Conceptual writing (often used interchangeably with conceptual poetry) is a term which describes a range of experimental texts based on techniques such as appropriation (the "literary ready-made"), texts which may be reduced to a set of procedures, a generative instruction or constraint, a "concept" which precedes and is considered more important than the resulting text(s). As a category, it is closely related to conceptual art.

Although conceptual poetry may have freely circulated in relation to some text-based Conceptual art works (during the heyday of the movement), "conceptual writing" was coined as a term in 2003, while The UbuWeb Anthology of Conceptual Writing was created by Craig Dworkin and Kenneth Goldsmith (the on-line anthology differs from the 2011 print anthology).
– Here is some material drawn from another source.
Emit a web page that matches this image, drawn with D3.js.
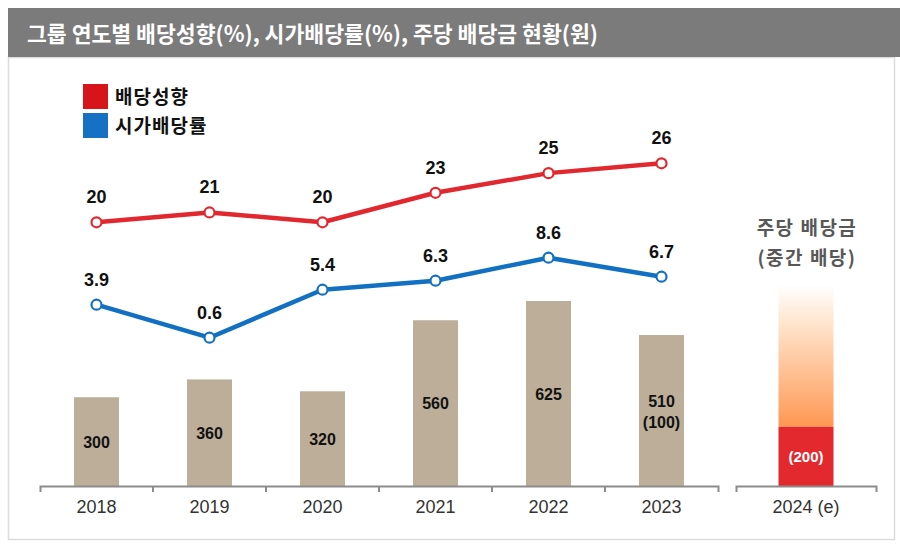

Marjorie Perloff organized a conference with the title Conceptual Poetry and Its Others in the summer of 2008, at the University of Arizona Poetry Center.Derek Beaulieu, Robert Fitterman and Vanessa Place have also used the terms "conceptual poetry" or "conceptual poetics" in the following years.

First notable difference from conceptual art is that textual-orientated gestures (such as copying, erasing or replacing words) prevail in conceptual writing. The second difference is that, while conceptual strategies "are embedded in the writing process", recent conceptual writing has a relationship with the development and rise of the computers and especially of the Internet: "With the rise of the Web, writing has met its photography. [...] Faced with an unprecedented amount of available digital text, writing needs to redefine itself to adapt to the new environment of textual abundance. [...] The computer encourages us to mimic its workings."

The third difference is the concept of thinkership. Robert Fitterman writes that: "Conceptual Writing, in fact, might best be defined not by the strategies used but by the expectations of the readership or thinkership." "Pure conceptualism negates the need for reading in the traditional textual sense—one does not need to “read" the work as much as think about the idea of the work."